__Given information__.
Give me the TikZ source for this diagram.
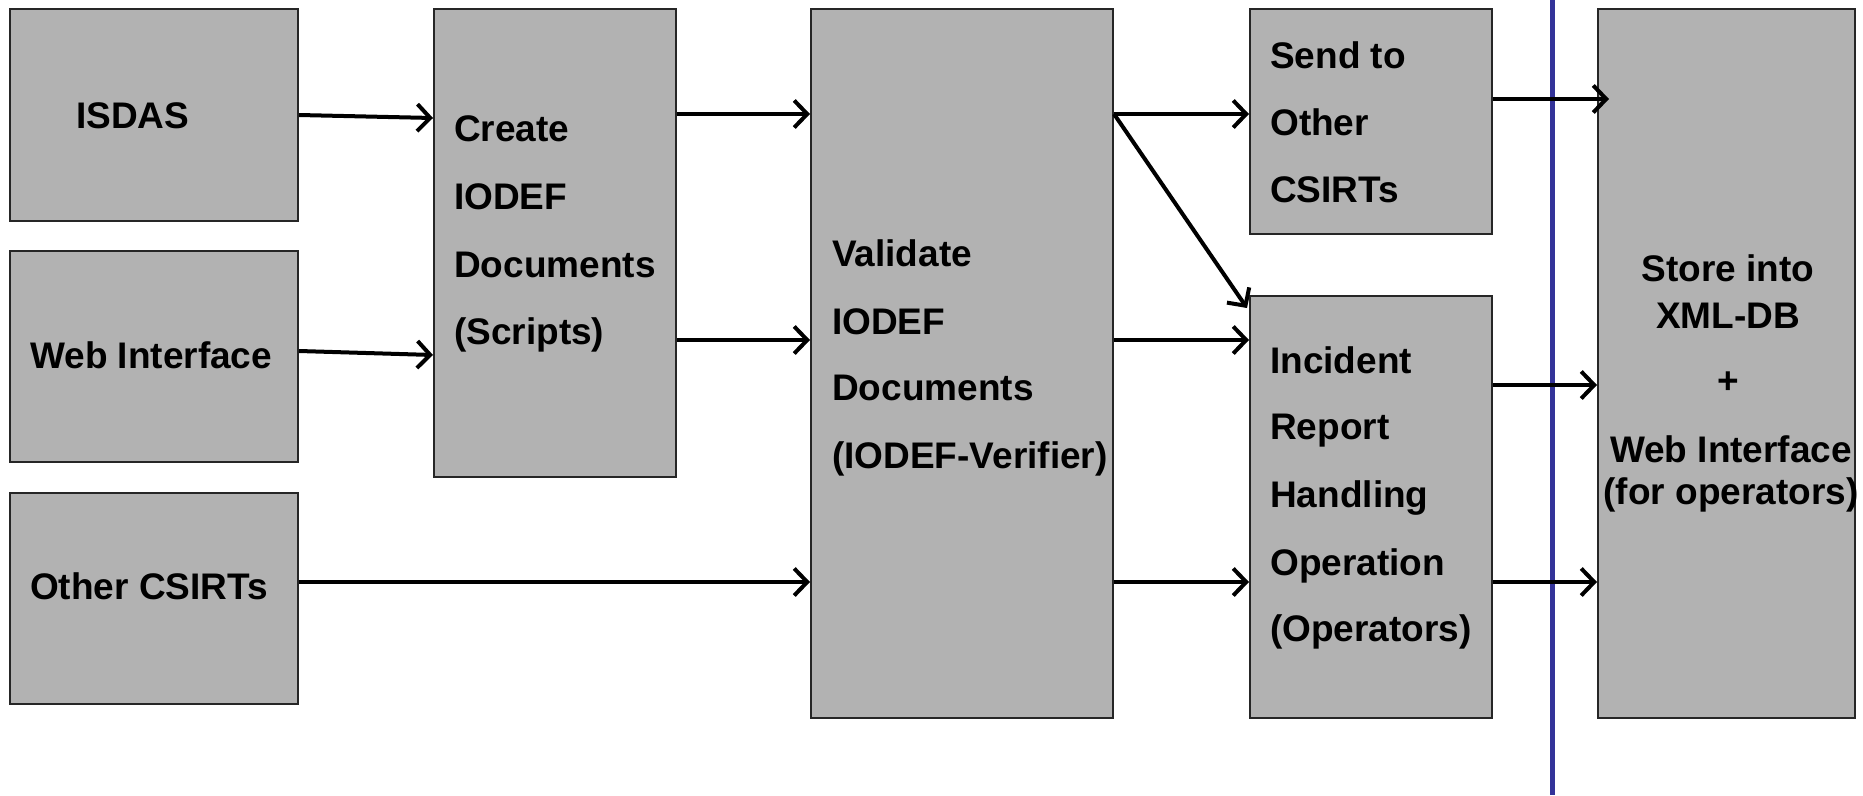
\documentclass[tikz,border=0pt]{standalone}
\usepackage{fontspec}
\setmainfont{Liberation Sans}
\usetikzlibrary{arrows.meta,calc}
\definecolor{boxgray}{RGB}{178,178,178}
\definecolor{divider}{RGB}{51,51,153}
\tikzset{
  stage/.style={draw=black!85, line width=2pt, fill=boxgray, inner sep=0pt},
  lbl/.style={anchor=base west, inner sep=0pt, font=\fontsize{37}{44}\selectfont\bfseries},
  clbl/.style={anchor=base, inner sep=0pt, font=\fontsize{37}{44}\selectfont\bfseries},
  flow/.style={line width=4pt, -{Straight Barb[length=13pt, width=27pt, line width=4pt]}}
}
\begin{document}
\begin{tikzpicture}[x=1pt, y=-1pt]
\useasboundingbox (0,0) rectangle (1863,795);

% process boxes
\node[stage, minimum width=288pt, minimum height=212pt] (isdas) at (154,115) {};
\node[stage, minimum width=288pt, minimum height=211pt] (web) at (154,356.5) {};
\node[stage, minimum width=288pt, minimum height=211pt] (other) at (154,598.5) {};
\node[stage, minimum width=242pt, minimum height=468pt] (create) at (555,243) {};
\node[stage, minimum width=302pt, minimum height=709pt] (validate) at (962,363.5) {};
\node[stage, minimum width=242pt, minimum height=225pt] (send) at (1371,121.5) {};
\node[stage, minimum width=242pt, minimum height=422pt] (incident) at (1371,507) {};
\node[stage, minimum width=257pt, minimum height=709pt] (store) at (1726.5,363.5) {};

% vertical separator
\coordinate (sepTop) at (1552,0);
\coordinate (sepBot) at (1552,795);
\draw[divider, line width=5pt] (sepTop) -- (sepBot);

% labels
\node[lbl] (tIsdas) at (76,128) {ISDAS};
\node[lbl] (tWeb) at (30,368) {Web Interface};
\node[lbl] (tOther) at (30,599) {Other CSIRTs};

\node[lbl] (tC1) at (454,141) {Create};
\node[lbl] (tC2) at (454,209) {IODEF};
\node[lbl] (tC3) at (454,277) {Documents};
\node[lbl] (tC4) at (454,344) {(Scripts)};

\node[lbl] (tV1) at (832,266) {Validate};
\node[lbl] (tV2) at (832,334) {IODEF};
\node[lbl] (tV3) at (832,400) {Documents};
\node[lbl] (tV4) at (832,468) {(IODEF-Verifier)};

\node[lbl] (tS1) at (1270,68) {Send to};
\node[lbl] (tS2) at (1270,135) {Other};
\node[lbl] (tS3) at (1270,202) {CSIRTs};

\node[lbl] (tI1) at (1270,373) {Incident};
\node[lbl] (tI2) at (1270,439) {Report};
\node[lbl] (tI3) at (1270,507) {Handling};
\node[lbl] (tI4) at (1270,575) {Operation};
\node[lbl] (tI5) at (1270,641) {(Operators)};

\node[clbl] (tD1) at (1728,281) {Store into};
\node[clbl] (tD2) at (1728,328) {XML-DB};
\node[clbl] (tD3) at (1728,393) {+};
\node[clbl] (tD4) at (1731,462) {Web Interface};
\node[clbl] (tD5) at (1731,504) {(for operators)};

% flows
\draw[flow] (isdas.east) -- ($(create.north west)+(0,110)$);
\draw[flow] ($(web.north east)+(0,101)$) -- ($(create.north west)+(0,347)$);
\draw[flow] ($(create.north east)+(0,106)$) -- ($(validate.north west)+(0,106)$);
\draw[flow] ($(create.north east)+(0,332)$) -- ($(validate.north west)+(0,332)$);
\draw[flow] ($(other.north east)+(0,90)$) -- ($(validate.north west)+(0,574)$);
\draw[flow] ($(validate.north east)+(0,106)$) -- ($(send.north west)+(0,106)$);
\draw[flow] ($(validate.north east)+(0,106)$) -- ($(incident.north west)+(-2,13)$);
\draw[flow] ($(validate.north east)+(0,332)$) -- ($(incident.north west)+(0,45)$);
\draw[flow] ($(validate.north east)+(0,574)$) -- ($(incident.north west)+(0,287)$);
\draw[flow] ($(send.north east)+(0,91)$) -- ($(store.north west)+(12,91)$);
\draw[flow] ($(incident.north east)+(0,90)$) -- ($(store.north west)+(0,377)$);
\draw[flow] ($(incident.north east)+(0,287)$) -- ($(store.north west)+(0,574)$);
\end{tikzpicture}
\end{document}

__Required task__. In the data above, please extract the lines from the first one through the line with "(tC4) at (454,344)", exactly, and keep pictures out.

__Task output__.
Give me the TikZ source for this diagram.
\documentclass[tikz,border=0pt]{standalone}
\usepackage{fontspec}
\setmainfont{Liberation Sans}
\usetikzlibrary{arrows.meta,calc}
\definecolor{boxgray}{RGB}{178,178,178}
\definecolor{divider}{RGB}{51,51,153}
\tikzset{
  stage/.style={draw=black!85, line width=2pt, fill=boxgray, inner sep=0pt},
  lbl/.style={anchor=base west, inner sep=0pt, font=\fontsize{37}{44}\selectfont\bfseries},
  clbl/.style={anchor=base, inner sep=0pt, font=\fontsize{37}{44}\selectfont\bfseries},
  flow/.style={line width=4pt, -{Straight Barb[length=13pt, width=27pt, line width=4pt]}}
}
\begin{document}
\begin{tikzpicture}[x=1pt, y=-1pt]
\useasboundingbox (0,0) rectangle (1863,795);

% process boxes
\node[stage, minimum width=288pt, minimum height=212pt] (isdas) at (154,115) {};
\node[stage, minimum width=288pt, minimum height=211pt] (web) at (154,356.5) {};
\node[stage, minimum width=288pt, minimum height=211pt] (other) at (154,598.5) {};
\node[stage, minimum width=242pt, minimum height=468pt] (create) at (555,243) {};
\node[stage, minimum width=302pt, minimum height=709pt] (validate) at (962,363.5) {};
\node[stage, minimum width=242pt, minimum height=225pt] (send) at (1371,121.5) {};
\node[stage, minimum width=242pt, minimum height=422pt] (incident) at (1371,507) {};
\node[stage, minimum width=257pt, minimum height=709pt] (store) at (1726.5,363.5) {};

% vertical separator
\coordinate (sepTop) at (1552,0);
\coordinate (sepBot) at (1552,795);
\draw[divider, line width=5pt] (sepTop) -- (sepBot);

% labels
\node[lbl] (tIsdas) at (76,128) {ISDAS};
\node[lbl] (tWeb) at (30,368) {Web Interface};
\node[lbl] (tOther) at (30,599) {Other CSIRTs};

\node[lbl] (tC1) at (454,141) {Create};
\node[lbl] (tC2) at (454,209) {IODEF};
\node[lbl] (tC3) at (454,277) {Documents};
\node[lbl] (tC4) at (454,344) {(Scripts)};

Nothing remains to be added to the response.